Orze settled into his routine as a starter and posted a 1.50 ERA, 1.17 WHIP and 27 strikeouts over 18 innings in three outings. Overall, he went 3-0 with a 2.75 ERA in four appearances. In his final start of the season, he recorded a career-high 12 strikeouts in seven innings to earn the win against Nicholls State University on March 7.
"It was impressive to see him come back and pitch the way he did," Dean said. "He got hit around his first outing ... some humble pie, to be sure, but he made some tweaks, his confidence grew and he took off."
But after beating cancer twice, Orze was forced to stop again, this time because of COVID-19.
"Not really knowing the severity of everything going on at the time, I'll be honest, I felt like it was so unfair," he said. "At the same time, I've always felt one of my best qualities is making the best of a situation. I tell everyone that having cancer was a blessing for me. It re-lit the passion I had for baseball and pushed me to prove to anyone watching that I could be as good as I wanted to be."
A little over two months later, Orze became the 91st player in UNO history to be drafted.

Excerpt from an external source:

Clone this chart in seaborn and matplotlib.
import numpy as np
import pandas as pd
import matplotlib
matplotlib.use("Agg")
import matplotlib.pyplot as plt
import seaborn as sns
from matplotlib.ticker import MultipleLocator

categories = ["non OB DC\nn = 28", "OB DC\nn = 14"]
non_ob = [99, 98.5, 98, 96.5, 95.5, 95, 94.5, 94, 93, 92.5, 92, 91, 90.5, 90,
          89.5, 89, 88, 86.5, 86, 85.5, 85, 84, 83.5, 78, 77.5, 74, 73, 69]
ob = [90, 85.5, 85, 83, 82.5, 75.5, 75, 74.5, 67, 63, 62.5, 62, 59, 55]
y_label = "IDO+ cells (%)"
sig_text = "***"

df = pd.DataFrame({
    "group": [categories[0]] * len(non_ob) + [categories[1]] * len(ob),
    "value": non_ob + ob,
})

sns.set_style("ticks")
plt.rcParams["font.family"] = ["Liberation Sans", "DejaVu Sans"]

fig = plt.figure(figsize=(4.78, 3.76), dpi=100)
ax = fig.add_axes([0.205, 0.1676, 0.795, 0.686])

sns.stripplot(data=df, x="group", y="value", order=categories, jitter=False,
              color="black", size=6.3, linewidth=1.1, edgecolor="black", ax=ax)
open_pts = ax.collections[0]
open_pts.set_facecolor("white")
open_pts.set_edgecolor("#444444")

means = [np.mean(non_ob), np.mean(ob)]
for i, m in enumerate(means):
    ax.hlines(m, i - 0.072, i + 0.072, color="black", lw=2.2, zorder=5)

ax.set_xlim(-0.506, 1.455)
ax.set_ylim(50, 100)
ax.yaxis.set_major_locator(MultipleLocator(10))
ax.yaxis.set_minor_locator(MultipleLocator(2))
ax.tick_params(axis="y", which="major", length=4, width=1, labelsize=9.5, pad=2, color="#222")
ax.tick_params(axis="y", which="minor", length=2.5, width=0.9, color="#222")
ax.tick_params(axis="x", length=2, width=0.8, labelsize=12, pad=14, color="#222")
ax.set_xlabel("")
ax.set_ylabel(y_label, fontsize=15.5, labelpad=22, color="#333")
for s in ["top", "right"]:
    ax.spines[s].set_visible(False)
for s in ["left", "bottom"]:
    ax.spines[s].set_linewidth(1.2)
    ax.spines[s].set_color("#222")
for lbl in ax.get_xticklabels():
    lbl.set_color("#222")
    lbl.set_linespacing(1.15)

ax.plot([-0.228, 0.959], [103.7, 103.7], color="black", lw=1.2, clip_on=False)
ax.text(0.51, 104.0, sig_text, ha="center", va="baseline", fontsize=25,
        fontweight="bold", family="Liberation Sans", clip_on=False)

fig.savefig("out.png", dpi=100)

“We value, and I think most teams do, a strong makeup, strong desire, strong will not to quit,” Mets vice president of amateur scouting Tommy Tanous told MiLB.com. “We took Eric because he can pitch. His story is tremendous, but we took him because he's got a plus life on his fastball and a swing-and-miss split-finger. Now you add in what this kid has gone through, this inspiring story -- it's incredible."
His former coach agreed with Tanous' assessment.
"He’s always had confidence," Dean said. "I might even say it's more cockiness, but it gives him an edge out there. He's got the tools, the size and the work ethic to go far. Obviously, you need talent and a lot of luck, but he's go a lot of people behind him and the table is set."
Orze officially signed with New York on June 25 and is eager to begin the next stage of his baseball career.
"We're all doing what we have to do to kick this [COVID-19]," he said. "I feel better than ever and I'm working hard to be ready to play, whenever that time comes. Whether it's this year or next, I just want a timeline to know when I'll be able to get back out there and compete."
In the meantime, one of the newest Mets plans on using his story to benefit others.
"It's not about me anymore; I did what I had to do and beat it," Orze said. "I've seen how many people my story has touched. They've reached out to me with their own stories of inspiration and I don't take that for granted. I don't share my story because I want attention, I share it because it can help others. Just reminding people that no matter what stands in your way, just keep working and grinding and you'll get to where you want to go."
For Orze, that place is Citi Field. He's not there yet, but the first part of his dream came true last month and produced memories that won't fade away.
"Just seeing my parents and my sister crying tears of joy when my name was called ... we developed a whole new connection after going through what we did. Getting drafted was amazing, but dealing with everything and then experiencing that elation added a whole new level to it," he said. "It was a very special moment and one I'll never forget."